The picture is of security staff, sentries on duty, bodyguard, all of whom have this one great call to guard the Christian. The sentinels of peace are on the watch and they cry, Halt! to the worries as they get near and they drive them away. They do this “in Christ Jesus.” This blessing comes only through union with Christ. In other words it is one of the consequences of being joined to him. His life of peace comes to us. This is the grace of God.

The Lord takes our problems to himself, and in exchange he gives us his own immeasurable peace. All our troubles do not fret him in any way at all. He takes them all to himself. He can cope, and he gives us peace. He does it definitively for the first time when we come to him labouring and heavy laden, and he gives us rest. This is the wonderful life of the believer. Instead of worry we get peace. Instead of anxiety he gives us rest. Salvation is making people whole.

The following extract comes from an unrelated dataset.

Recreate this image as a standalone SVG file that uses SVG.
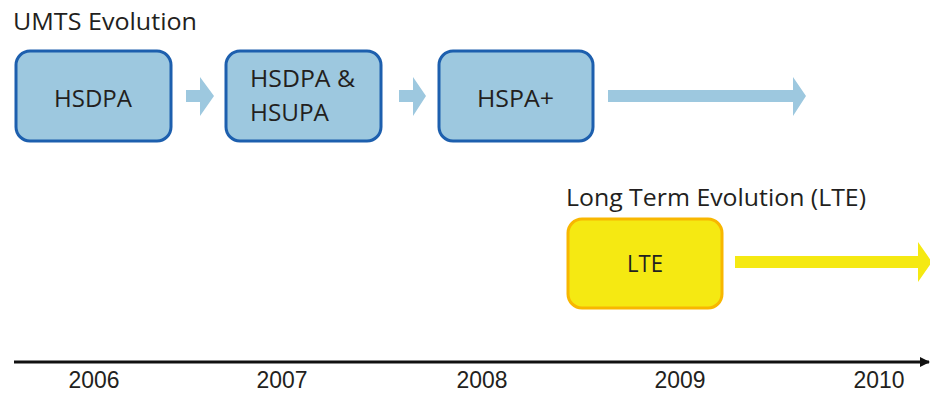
<svg xmlns="http://www.w3.org/2000/svg" width="930" height="394" viewBox="0 0 930 394">
<style>
.t{font-family:"Open Sans","DejaVu Sans",sans-serif;font-size:24px;fill:#231f20}
.c{text-anchor:middle}
.box{fill:#9dc8df;stroke:#1d5fae;stroke-width:3}
.lte{fill:#f5e912;stroke:#f8b700;stroke-width:3}
.ba{fill:#9dc8df}
.ya{fill:#f5e912}
.yr{font-family:"Liberation Sans",sans-serif;font-size:24px;fill:#231f20;text-anchor:middle}
</style>
<defs>
<marker id="ah" markerWidth="10" markerHeight="10" refX="9" refY="5" orient="auto" markerUnits="userSpaceOnUse">
<path d="M0,0 L10,5 L0,10 Z" fill="#111"/>
</marker>
</defs>
<rect width="930" height="394" fill="#fff"/>
<text class="t" x="13" y="30" textLength="184" lengthAdjust="spacingAndGlyphs">UMTS Evolution</text>
<text class="t" x="566" y="206" textLength="300" lengthAdjust="spacingAndGlyphs">Long Term Evolution (LTE)</text>
<g id="hsdpa"><rect class="box" x="16" y="51" width="155" height="90" rx="14"/><text class="t" x="54" y="107" textLength="78" lengthAdjust="spacingAndGlyphs">HSDPA</text></g>
<g id="hsdpa-hsupa"><rect class="box" x="226" y="51" width="155" height="90" rx="14"/><text class="t" x="250" y="87" textLength="105" lengthAdjust="spacingAndGlyphs">HSDPA &amp;</text><text class="t" x="250" y="121" textLength="79" lengthAdjust="spacingAndGlyphs">HSUPA</text></g>
<g id="hspa-plus"><rect class="box" x="439" y="51" width="154" height="90" rx="14"/><text class="t" x="477" y="107" textLength="77" lengthAdjust="spacingAndGlyphs">HSPA+</text></g>
<g id="lte"><rect class="lte" x="568" y="219" width="154" height="89" rx="14"/><text class="t" x="627" y="272" textLength="36" lengthAdjust="spacingAndGlyphs">LTE</text></g>
<g id="connectors">
<path class="ba" d="M186,90 H200 V77 L214,96 L200,116 V102 H186 Z"/>
<path class="ba" d="M399,90 H413 V77 L426,96 L413,116 V102 H399 Z"/>
<path class="ba" d="M608,90 H793 V77 L806,96 L793,116 V102 H608 Z"/>
<path class="ya" d="M735,256 H918 V242 L932,262 L918,282 V268 H735 Z"/>
<line x1="14" y1="362" x2="929" y2="362" stroke="#111" stroke-width="3" marker-end="url(#ah)"/>
</g>
<g id="years">
<text class="yr" x="94" y="388" textLength="51" lengthAdjust="spacingAndGlyphs">2006</text>
<text class="yr" x="282" y="388" textLength="51" lengthAdjust="spacingAndGlyphs">2007</text>
<text class="yr" x="482" y="388" textLength="51" lengthAdjust="spacingAndGlyphs">2008</text>
<text class="yr" x="680" y="388" textLength="51" lengthAdjust="spacingAndGlyphs">2009</text>
<text class="yr" x="879" y="388" textLength="51" lengthAdjust="spacingAndGlyphs">2010</text>
</g>
</svg>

Archbishop Trench once wrote these words, and they have been a help to people ever since, framed and hung up as a motto in many a home:

“Lord, what a change within us one short hour
Spent in thy presence will prevail to make!
We kneel, how weak! We rise, how full of power!
Why, therefore, should we do ourselves this wrong
Or others, that we are ever overborne with care,
That we should ever weak or heartless be,
Anxious or troubled, when with us is prayer,
And joy and strength and courage are with Thee!”